Insomma, il centro si agita. Oltretevere a parte, però, c’è da dire che anche i partiti occhieggiano in modo interessato a questi movimenti. Lo stesso Berlusconi, seppure sia convinto che dal bipolarismo non si torni indietro, il 3 dicembre a un convegno dell’Udc sosteneva che “un sistema politico bipolare ha bisogno di una forte area di centro, che non è ambigua nella collocazione politica, ma che è un elemento di equilibrio, di moderazione, di concretezza, di stabilità”. Senza contare l’anima centrista che vive e lotta pure nel cuore delle altre forze politiche. Il Pd ne conserva una dai tempi della fusione a freddo tra Ds e Margherita e oggi forse a incarnarla di più sono le correnti guidate da Lorenzo Guerini e Dario Franceschini. E che dire dei giorgettiani nella Lega? Per tacere del Cinque stelle Luigi Di Maio che, dopo l’ultimo exploit al fianco di gilet gialli con Alessandro Di Battista, si è convertito a un mite pragmatismo cripto-democristiano. 

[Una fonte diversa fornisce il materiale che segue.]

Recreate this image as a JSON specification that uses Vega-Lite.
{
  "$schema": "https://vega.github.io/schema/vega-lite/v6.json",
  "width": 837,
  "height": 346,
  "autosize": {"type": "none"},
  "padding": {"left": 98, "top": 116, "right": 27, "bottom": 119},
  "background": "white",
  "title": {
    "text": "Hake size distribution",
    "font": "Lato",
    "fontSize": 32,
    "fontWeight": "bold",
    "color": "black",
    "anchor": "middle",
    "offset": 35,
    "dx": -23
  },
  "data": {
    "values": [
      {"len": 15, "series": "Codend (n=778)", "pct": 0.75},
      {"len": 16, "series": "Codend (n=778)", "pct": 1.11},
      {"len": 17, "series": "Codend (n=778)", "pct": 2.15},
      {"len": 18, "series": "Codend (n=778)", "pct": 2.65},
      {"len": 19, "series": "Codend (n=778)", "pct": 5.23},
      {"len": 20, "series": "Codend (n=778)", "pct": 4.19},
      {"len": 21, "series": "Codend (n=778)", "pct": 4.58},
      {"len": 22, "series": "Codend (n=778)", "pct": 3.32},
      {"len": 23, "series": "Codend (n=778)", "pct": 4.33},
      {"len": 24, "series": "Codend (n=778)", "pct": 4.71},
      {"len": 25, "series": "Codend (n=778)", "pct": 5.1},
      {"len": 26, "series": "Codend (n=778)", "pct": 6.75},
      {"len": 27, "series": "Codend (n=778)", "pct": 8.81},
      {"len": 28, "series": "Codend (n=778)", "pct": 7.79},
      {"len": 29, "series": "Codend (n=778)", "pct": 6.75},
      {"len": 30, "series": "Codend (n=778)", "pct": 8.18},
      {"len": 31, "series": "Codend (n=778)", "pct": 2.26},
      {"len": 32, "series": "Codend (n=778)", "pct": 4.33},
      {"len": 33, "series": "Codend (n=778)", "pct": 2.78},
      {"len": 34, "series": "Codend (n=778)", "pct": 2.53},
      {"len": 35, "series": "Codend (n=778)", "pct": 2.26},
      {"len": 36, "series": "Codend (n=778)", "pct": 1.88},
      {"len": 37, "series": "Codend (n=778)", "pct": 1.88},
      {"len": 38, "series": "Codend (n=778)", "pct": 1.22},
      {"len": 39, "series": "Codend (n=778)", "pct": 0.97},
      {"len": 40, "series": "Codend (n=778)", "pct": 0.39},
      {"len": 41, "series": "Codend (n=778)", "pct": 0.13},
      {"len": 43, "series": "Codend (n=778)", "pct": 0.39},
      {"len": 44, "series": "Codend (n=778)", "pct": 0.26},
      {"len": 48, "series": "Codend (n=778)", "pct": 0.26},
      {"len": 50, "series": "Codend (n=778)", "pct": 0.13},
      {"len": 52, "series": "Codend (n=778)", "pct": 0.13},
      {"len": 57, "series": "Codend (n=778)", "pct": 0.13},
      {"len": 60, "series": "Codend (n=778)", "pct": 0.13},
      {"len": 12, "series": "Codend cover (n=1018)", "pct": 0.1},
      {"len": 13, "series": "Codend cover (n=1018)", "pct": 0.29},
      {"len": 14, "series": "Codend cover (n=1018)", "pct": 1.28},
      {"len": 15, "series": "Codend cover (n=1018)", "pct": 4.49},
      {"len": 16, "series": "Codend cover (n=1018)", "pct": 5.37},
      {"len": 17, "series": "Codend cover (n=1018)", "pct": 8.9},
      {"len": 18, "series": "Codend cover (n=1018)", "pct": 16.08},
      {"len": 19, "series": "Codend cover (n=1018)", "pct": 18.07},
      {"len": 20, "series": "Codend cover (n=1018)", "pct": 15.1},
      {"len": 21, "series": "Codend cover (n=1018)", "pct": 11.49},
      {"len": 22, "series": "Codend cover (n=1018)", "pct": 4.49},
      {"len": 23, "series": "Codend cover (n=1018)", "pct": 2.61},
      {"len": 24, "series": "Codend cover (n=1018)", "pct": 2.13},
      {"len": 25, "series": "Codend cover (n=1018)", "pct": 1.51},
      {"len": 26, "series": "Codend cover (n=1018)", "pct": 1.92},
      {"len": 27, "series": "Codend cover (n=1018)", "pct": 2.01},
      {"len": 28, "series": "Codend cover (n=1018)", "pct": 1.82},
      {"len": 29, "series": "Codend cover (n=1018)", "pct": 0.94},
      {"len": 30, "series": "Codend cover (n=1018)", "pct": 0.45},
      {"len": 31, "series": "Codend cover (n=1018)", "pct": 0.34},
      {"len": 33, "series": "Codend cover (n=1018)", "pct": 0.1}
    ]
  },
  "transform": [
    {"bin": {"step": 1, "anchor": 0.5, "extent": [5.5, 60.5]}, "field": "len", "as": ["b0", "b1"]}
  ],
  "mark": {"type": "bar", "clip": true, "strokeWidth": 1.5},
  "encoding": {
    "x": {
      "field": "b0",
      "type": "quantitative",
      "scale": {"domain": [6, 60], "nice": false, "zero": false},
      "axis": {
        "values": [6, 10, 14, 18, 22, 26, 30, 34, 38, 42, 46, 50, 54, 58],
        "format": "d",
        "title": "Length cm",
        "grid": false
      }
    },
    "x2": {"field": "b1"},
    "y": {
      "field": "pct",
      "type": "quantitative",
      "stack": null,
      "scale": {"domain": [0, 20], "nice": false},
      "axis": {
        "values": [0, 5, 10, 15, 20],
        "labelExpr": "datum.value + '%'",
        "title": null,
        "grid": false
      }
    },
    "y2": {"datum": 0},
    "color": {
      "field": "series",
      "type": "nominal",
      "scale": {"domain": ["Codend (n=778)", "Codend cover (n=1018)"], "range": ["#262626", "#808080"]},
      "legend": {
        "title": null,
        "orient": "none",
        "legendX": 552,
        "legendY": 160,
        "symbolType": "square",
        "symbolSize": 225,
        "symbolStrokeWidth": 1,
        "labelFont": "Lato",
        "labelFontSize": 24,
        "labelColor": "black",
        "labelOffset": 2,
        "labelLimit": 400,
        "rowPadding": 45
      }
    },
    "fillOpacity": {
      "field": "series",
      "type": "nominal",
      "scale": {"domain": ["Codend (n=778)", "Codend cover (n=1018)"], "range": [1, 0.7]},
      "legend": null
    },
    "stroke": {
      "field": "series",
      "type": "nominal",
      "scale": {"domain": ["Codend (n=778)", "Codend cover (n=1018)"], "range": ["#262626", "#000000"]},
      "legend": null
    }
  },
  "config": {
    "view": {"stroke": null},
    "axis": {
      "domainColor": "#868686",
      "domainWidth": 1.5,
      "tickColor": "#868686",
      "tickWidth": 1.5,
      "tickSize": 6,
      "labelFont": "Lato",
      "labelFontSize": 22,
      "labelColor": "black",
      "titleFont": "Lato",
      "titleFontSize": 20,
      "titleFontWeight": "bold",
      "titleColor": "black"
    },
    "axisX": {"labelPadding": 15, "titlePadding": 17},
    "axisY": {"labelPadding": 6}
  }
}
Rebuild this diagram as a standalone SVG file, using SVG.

Centro, il Quirinale sarà il vero banco di prova

Comunque, non resta che attendere almeno gennaio per vedere se a ridosso della convocazione del Parlamento in seduta comune la variegata galassia centrista riuscirà a tirar fuori qualche coniglio dal cilindro. E soprattutto se la voglia di centro sarà più forte di veti incrociati e personalismi dei diversi attori sulla scena. Oppure se non se ne farà nulla. E quindi se, alla fine, come qualche tempo fa spiegò Paolo Cirino Pomicino ad Affari, “dire centro senza una qualificazione non significa niente, resta il termine geometrico, che in genere è un segnale stradale”. Secondo l’ex ministro democristiano al Bilancio, infatti, la crisi dei partiti è tale che “nulla lascia prevedere un’evoluzione in grado di scomporre e ricomporre le forze politiche”.